José Antonio Ullate, 'Españoles que no pudieron serlo'.

»No quiero que se me malinterprete: tan ilegítimo me parece el nacimiento de aquellas repúblicas como la absurda «refundación» de una España liberal, artificial, antihistórica en la península ibérica a partir de 1833.

-Si no había causa justificada para las independencias, ¿por qué sucedieron?

-Se ha querido ver la causa de las revoluciones hispanoamericanas en un profundo malestar de los criollos frente a los españoles europeos. Esto es un sinsentido. Ese malestar se manifiesta con caracteres muy similares desde poco después de comenzar la hispanización de América y nunca esconde ningún deseo secesionista.

-¿El descontento fue sólo el pretexto?

-Agitado por los ideólogos servirá de combustible a la revuelta, pero en sí mismo es un problema de articulación interna del imperio, y se da de forma parecida y paralela en los distintos reinos de la península.

-¿Qué otros ingredientes eran precisos?

-La revolución francesa exportó la nueva idea de las naciones como tercer estado que reclama para sí las riendas políticas, frente a la monarquía y la aristocracia. Esta nueva ideología prendió en agitadores como Miranda o Bolívar, pero nunca llegó a calar en el pueblo.
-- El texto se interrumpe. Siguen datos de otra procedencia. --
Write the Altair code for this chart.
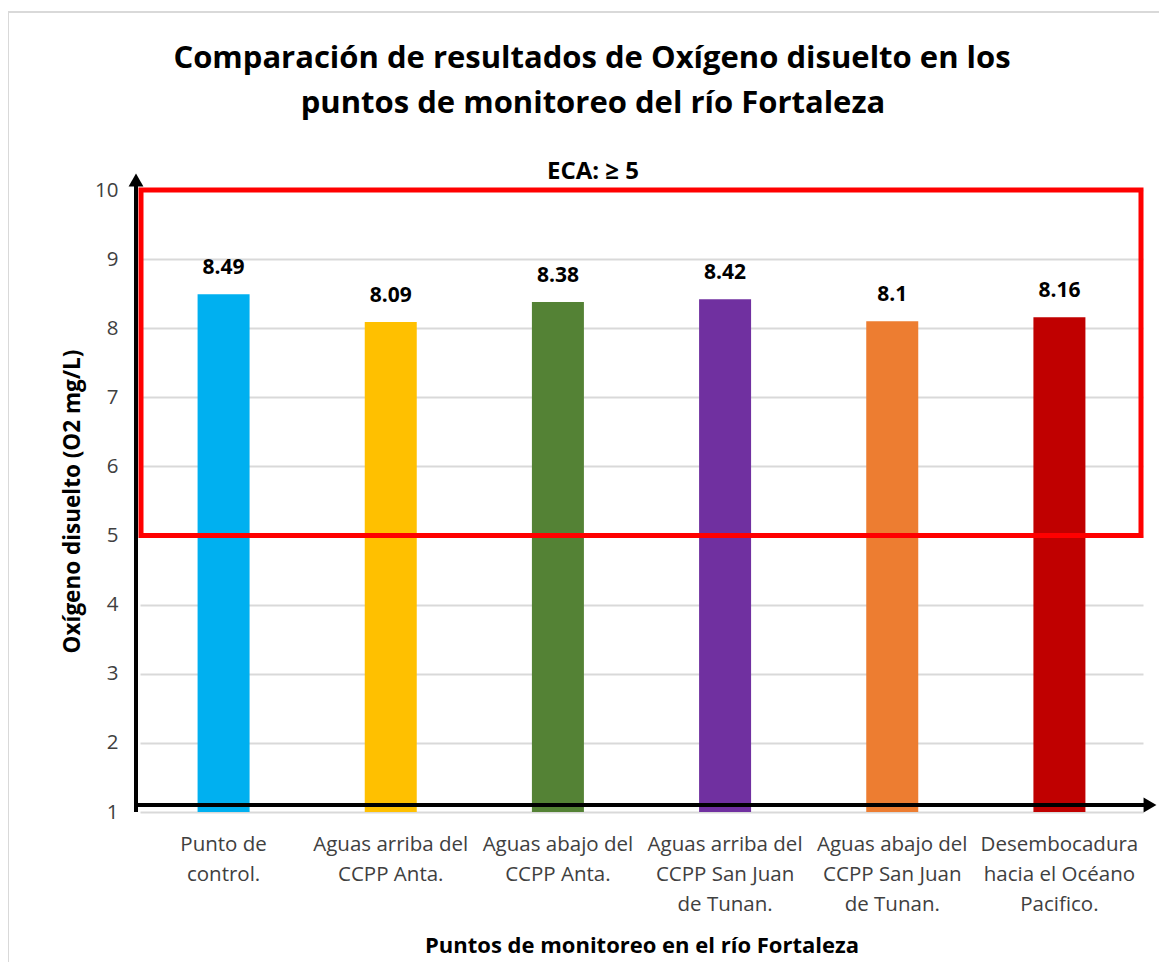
import altair as alt
import pandas as pd

title_lines = ["Comparación de resultados de Oxígeno disuelto en los", "puntos de monitoreo del río Fortaleza"]
subtitle = "ECA: ≥ 5"
categories = [
    "Punto de|control.",
    "Aguas arriba del|CCPP Anta.",
    "Aguas abajo del|CCPP Anta.",
    "Aguas arriba del|CCPP San Juan|de Tunan.",
    "Aguas abajo del|CCPP San Juan|de Tunan.",
    "Desembocadura|hacia el Océano|Pacifico.",
]
values = [8.49, 8.09, 8.38, 8.42, 8.1, 8.16]
colors = ["#00b0f0", "#ffc000", "#548235", "#7030a0", "#ed7d31", "#c00000"]
eca_min = 5
eca_max = 10
y_ticks = [1, 2, 3, 4, 5, 6, 7, 8, 9, 10]

df = pd.DataFrame({"cat": categories, "value": values, "color": colors, "base": [1] * len(values)})

W, H = 1003, 622
FONT = "Open Sans"

xenc = alt.X(
    "cat:N",
    sort=categories,
    scale=alt.Scale(paddingInner=0.69, paddingOuter=0.345),
    axis=alt.Axis(
        title="Puntos de monitoreo en el río Fortaleza",
        titleFont=FONT, titleFontSize=22, titleFontWeight="bold", titleColor="#000000",
        titleY=133, titleBaseline="middle",
        labelExpr="split(datum.value, '|')",
        labelFont=FONT, labelFontSize=20.5, labelColor="#404040", labelLineHeight=30,
        labelAngle=0, labelPadding=22, labelBaseline="top",
        ticks=False, domain=False, grid=False,
    ),
)
yscale = alt.Scale(domain=[1, 10], zero=False, nice=False)
yenc = alt.Y(
    "value:Q",
    scale=yscale,
    axis=alt.Axis(
        values=y_ticks,
        format="d",
        title="Oxígeno disuelto (O2 mg/L)",
        titleFont=FONT, titleFontSize=22.5, titleFontWeight="bold", titleColor="#000000",
        titleX=-68, titleY=311, titleBaseline="middle", titleAlign="center",
        labelFont=FONT, labelFontSize=20.5, labelColor="#404040", labelPadding=22,
        ticks=False, domain=False,
        grid=True, gridColor="#d9d9d9", gridWidth=2,
    ),
)

base = alt.Chart(df)

bars = base.mark_bar(size=52).encode(
    x=xenc,
    y=yenc,
    y2="base:Q",
    color=alt.Color("color:N", scale=None),
)

labels = base.mark_text(dy=-26, font=FONT, fontSize=21, fontWeight="bold", color="#000000").encode(
    x=alt.X("cat:N", sort=categories),
    y=alt.Y("value:Q", scale=yscale),
    text=alt.Text("value:Q"),
)

eca_df = pd.DataFrame({"lo": [eca_min], "hi": [eca_max]})
eca_box = alt.Chart(eca_df).mark_rect(fill=None, stroke="#ff0000", strokeWidth=5).encode(
    x=alt.value(1), x2=alt.value(W - 2),
    y=alt.Y("hi:Q", scale=yscale), y2="lo:Q",
)

axis_df = pd.DataFrame({"k": [0]})
yaxis_line = alt.Chart(axis_df).mark_rule(color="#000000", strokeWidth=4).encode(
    x=alt.value(-4), y=alt.value(-8), y2=alt.value(H),
)
xaxis_line = alt.Chart(axis_df).mark_rule(color="#000000", strokeWidth=4).encode(
    x=alt.value(-6), x2=alt.value(1008), y=alt.value(H - 7),
)
arrow_up = alt.Chart(axis_df).mark_point(shape="triangle-up", filled=True, color="#000000", size=220, opacity=1).encode(
    x=alt.value(-4), y=alt.value(-10),
)
arrow_right = alt.Chart(axis_df).mark_point(shape="triangle-right", filled=True, color="#000000", size=220, opacity=1).encode(
    x=alt.value(1010), y=alt.value(H - 7),
)
frame = alt.Chart(axis_df).mark_rect(fill=None, stroke="#d9d9d9", strokeWidth=2).encode(
    x=alt.value(-132), x2=alt.value(1040), y=alt.value(-178), y2=alt.value(800),
)

title1 = alt.Chart(pd.DataFrame({"t": [title_lines[0]]})).mark_text(
    font=FONT, fontSize=31, fontWeight="bold", color="#000000", align="center", baseline="middle"
).encode(x=alt.value(452), y=alt.value(-131), text="t:N")
title2 = alt.Chart(pd.DataFrame({"t": [title_lines[1]]})).mark_text(
    font=FONT, fontSize=31, fontWeight="bold", color="#000000", align="center", baseline="middle"
).encode(x=alt.value(453), y=alt.value(-86), text="t:N")
sub = alt.Chart(pd.DataFrame({"t": [subtitle]})).mark_text(
    font=FONT, fontSize=24, fontWeight="bold", color="#000000", align="center", baseline="middle"
).encode(x=alt.value(453), y=alt.value(-18), text="t:N")

chart = alt.layer(frame, bars, eca_box, labels, yaxis_line, xaxis_line, arrow_up, arrow_right, title1, title2, sub).properties(
    width=W,
    height=H,
    autosize=alt.AutoSizeParams(type="none"),
    padding={"left": 132, "top": 182, "right": 16, "bottom": 150},
).configure_view(stroke=None)

chart.save("out.html", embed_options={"renderer": "svg", "actions": False})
Además de ese componente ideológico, minoritario y rector, hizo falta un progresivo debilitamiento interno de la monarquía y del imperio merced a inveteradas y crecientes políticas regalistas contrarias a los fueros y, por último, la ocasión favorable y vergonzosa de la invasión napoleónica. Sin esos componentes, la sola ideología de Bolívar, de Hidalgo, de Miranda o de San Martín no hubieran podido prender en Hispanoamérica.

-Un hecho curioso es que indios y negros querían mantener la fidelidad a la Corona...
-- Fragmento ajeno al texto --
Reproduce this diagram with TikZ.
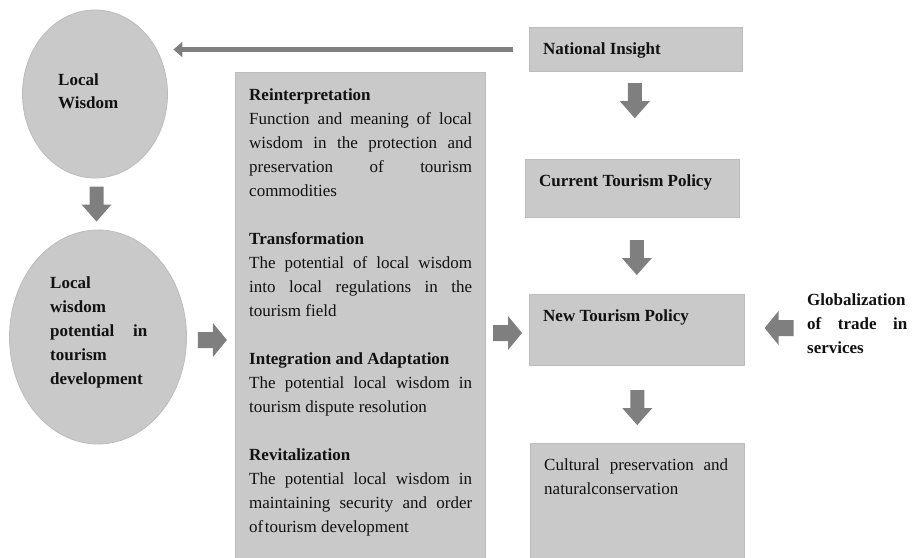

-La mayor parte de los indios y de los negros, pero también de los criollos querían mantener la fidelidad a la corona. Sin la mencionada labor de intoxicación ideológica nunca hubieran trasvasado sus lealtades.

-¿Qué papel jugó la masonería?

-La mayor parte de los “padres de las patrias” americanas fueron amandilados. El alma ideológica de las independencias es de matriz revolucionaria y liberal. Pero hasta donde yo he podido averiguar, si bien muchos jefes independentistas fueron masones, las logias estaban poco implantadas en suelo americano antes de las revoluciones. Su influjo provenía más de Europa.

-¿Hubo además una negación de principios católicos?

-A la luz de la doctrina política de la Iglesia y de la actuación del Papa Pío VII, las revueltas americanas sólo se pueden denominar sediciones y atentados contra el bien común político. La clave está precisamente en la reflexión sobre el bien común temporal, ausente en las apologías con que, desde la secesión americana, multitud de católicos han pretendido justificar la independencia. Con la doctrina política católica en la mano, las independencias americanas fueron completamente injustas.

-¿Por qué?

-Que las independencias fueran injustas no absuelve de gravísimas culpas a los gobernantes españoles, particularmente a los últimos reyes. Son dos niveles distintos. Fernando VII, por ejemplo, fue un pésimo rey, pero no perdió la legitimidad, por lo que los deberes, políticos y morales de los españoles les obligaban a ayudar a sus gobernantes legítimos, buscando, eso sí, una reforma de un modo de gobernar errático.

-¿Qué cambió a partir de la última independencia, en 1825, y del triunfo liberal en la península, en 1833?

-Una vez que la comunidad política española quedó suspendida, tras 1825 y 1833, en realidad tenemos una actividad política antihistórica y antiespañola tanto en América como en la España europea, que a partir de entonces pasa a monopolizar el uso del término «España». En realidad no se trata de que España pierda América, sino de que España como comunidad política en el sentido histórico se desdibuja completamente y lo que ocupa su lugar son un montón de repúblicas artificiales en América y una refundación en la península, conforme a los patrones liberales, igualmente artificiales, del constitucionalismo de Cádiz.

-España entró en agonía...

-Sí, pero la pérdida de actualidad de la vieja España como comunidad política, como monarquía federal y foral, no significa su completa aniquilación. Sigue operando como bien común heredado de nuestros antepasados, y nos sigue obligando, no sólo a aspirar a una confederación hispanoamericana como ámbito territorial históricamente hispano, sino sobre todo a una reconstitución de una vida política fundada en el bien común.

-¿Una nueva Reconquista?

-Recordemos que España como comunidad política actual desapareció con la invasión sarracena y durante siglos su existencia fue análoga a la actual: era un bien común acumulado que obligaba las conciencias de algunos. Lo que España es hoy es ante todo un reclamo para nuestras conciencias, para luchar por hacer justicia. Hoy, que padecemos una invasión peor que la sarracena, necesitamos tener fe y esperanza para transmitir un legado que nos obliga.